The Warlock's Curse - M.K. Hobson Originally at:

I don't know why I waited so long to rec this book. My own actions baffle me.

So I have already recommended another of M.K. Hobson's books, THE NATIVE STAR, which is one of my absolute favorites and, as it happens, the first book in this series. Why am I recommending THE WARLOCK'S CURSE separately then? apart from obviously liking to bend rules and such

THE WARLOCK'S CURSE is actually the start of a new duology within the series, so technically you could read it without having read THE NATIVE STAR and still understand and enjoy it. I would side-eye you forever, though, because THE NATIVE STAR is fantastic and why anyone wouldn't want to read it is beyond me.

Moving on...

So THE WARLOCK'S CURSE takes place some years after the events of the last duology, following Will and Jenny as they make their way in the world. And obviously get hit in the face by some impressive obstacles.

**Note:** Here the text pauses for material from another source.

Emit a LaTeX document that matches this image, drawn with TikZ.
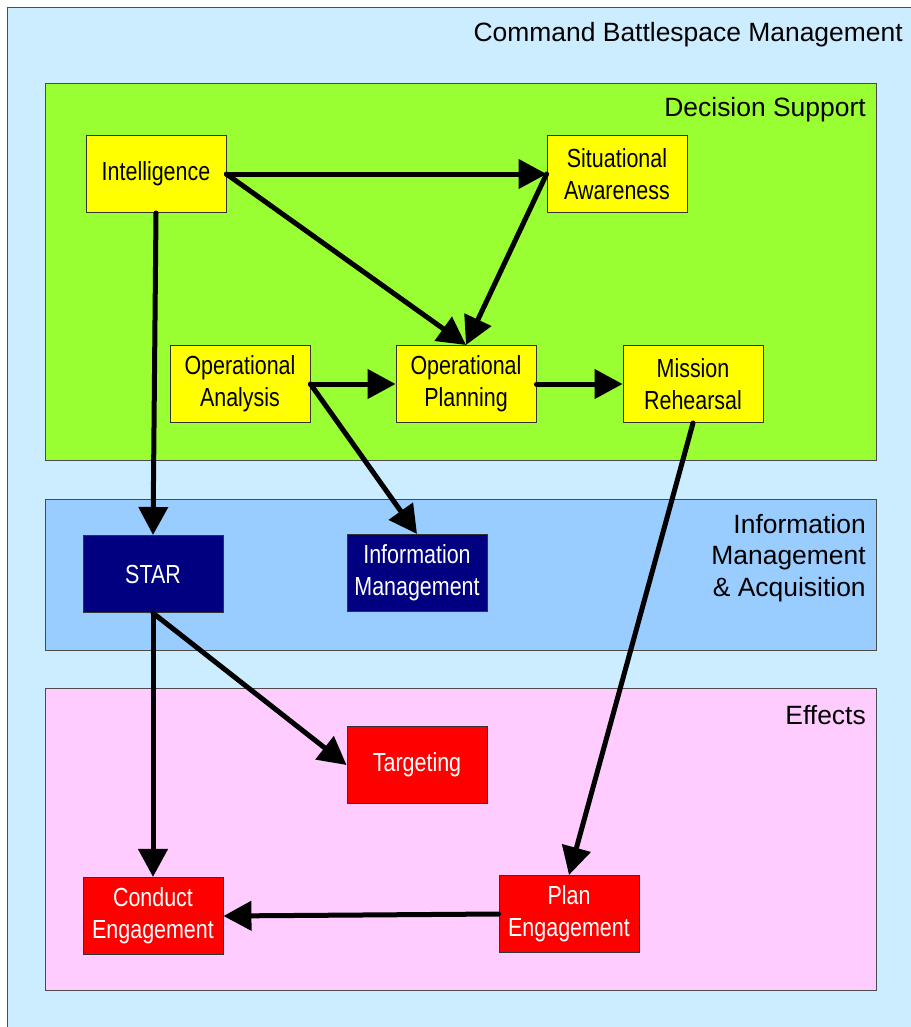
\documentclass[tikz,border=0pt]{standalone}
\usepackage{fontspec}
\setmainfont{Liberation Sans}
\newfontfamily\boxfont[FakeStretch=0.82]{Liberation Sans}
\usetikzlibrary{arrows.meta}
\definecolor{cbmback}{HTML}{CCECFF}
\definecolor{dsgreen}{HTML}{99FF33}
\definecolor{imblue}{HTML}{99CCFF}
\definecolor{efpink}{HTML}{FFCCFF}
\definecolor{boxyellow}{HTML}{FFFF00}
\definecolor{boxnavy}{HTML}{000080}
\definecolor{boxred}{HTML}{FF0000}
\begin{document}
\begin{tikzpicture}[x=0.025cm,y=-0.025cm,
        panel/.style={draw=black!70,line width=0.6pt},
        paneltitle/.style={anchor=east,align=right,inner sep=0pt,font=\fontsize{18.8}{22.4}\selectfont},
        box/.style={draw=black!80,line width=0.6pt,minimum width=3.5cm,minimum height=1.93cm,align=center,inner sep=0pt,font=\boxfont\fontsize{18.6}{22.8}\selectfont},
        yellowbox/.style={box,fill=boxyellow},
        navybox/.style={box,fill=boxnavy,text=white},
        redbox/.style={box,fill=boxred,text=white},
        link/.style={line width=0.125cm,line cap=round,-{Triangle[length=0.7cm,width=0.72cm]}}]
    \useasboundingbox (0,0) rectangle (911,1027);
    \clip (0,0) rectangle (911,1027);

    \draw[panel,fill=cbmback] (7,7) rectangle (930,1040);
    \draw[panel,fill=dsgreen] (45,83) rectangle (876,460);
    \draw[panel,fill=imblue] (45,499) rectangle (876,650);
    \draw[panel,fill=efpink] (45,688) rectangle (876,990);

    \node[paneltitle] (cbmtitle) at (903,35) {Command Battlespace Management};
    \node[paneltitle] (dstitle) at (866,110) {Decision Support};
    \node[paneltitle] (imtitle) at (866,558) {Information\\Management\\\& Acquisition};
    \node[paneltitle] (eftitle) at (866,715) {Effects};

    \node[yellowbox] (intel) at (156,174) {Intelligence};
    \node[yellowbox] (sitaware) at (617,174) {Situational\\Awareness};
    \node[yellowbox] (opanalysis) at (240,384) {Operational\\Analysis};
    \node[yellowbox] (opplan) at (466,384) {Operational\\Planning};
    \node[yellowbox] (mission) at (693,384) {Mission\\Rehearsal};

    \node[navybox] (star) at (153,574) {STAR};
    \node[navybox] (infomgmt) at (417,573) {Information\\Management};

    \node[redbox] (targeting) at (417,765) {Targeting};
    \node[redbox] (conduct) at (153,916) {Conduct\\Engagement};
    \node[redbox] (planeng) at (569,914) {Plan\\Engagement};

    \draw[link] (intel.east) -- (sitaware.west);
    \draw[link] (intel.east) -- (opplan.north);
    \draw[link] (sitaware.west) -- (opplan.north);
    \draw[link] (opanalysis.east) -- (opplan.west);
    \draw[link] (opanalysis.east) -- (infomgmt.north);
    \draw[link] (opplan.east) -- (mission.west);
    \draw[link] (intel.south) -- (star.north);
    \draw[link] (mission.south) -- (planeng.north);
    \draw[link] (star.south) -- (conduct.north);
    \draw[link] (star.south) -- (targeting.west);
    \draw[link] (planeng.west) -- (conduct.east);
\end{tikzpicture}
\end{document}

Let's talk about characters first because we all know that's my favorite bit. Will Edwards. Will. Sigh. There were so many times through this book were I just wanted to reach out and hug him. And so many times I wanted to slap him across the face until his neck rotated 360˚. I'm trying to say he was great. He was likable and made mistakes left and right, but he tried. And, guys, he was troubled. Really troubled. Really troubled.

Jenny was just fantastic, and also flawed (which all the best characters are). She was ambitious and determined and complex. She had goals and motivations and her own plot, even though she wasn't the main character. I loved Jenny. Jenny and I could be friends.

There's other characters I liked loved but I don't want to talk about them because spoilers! I'll just say: Read closely. And, Aebedel Crowday was immensely disturbing.

Deer gawd.

Still, as much as I want to spend all my time gushing about the characters, where this book really shines is in its feel. This was dark. Darker than I expected it, and I loved it. THE WARLOCK'S CURSE pushes its own boundaries, making you care about characters who are broken and amazing and who put themselves in horrific situations. It is full of folklore that will feel new and familiar (specially if you've read the previous duology).

It is satisfyingly dark and a whirlwind of action that doesn't sacrifice character development. Read it and suffer waiting for the second book with me, please.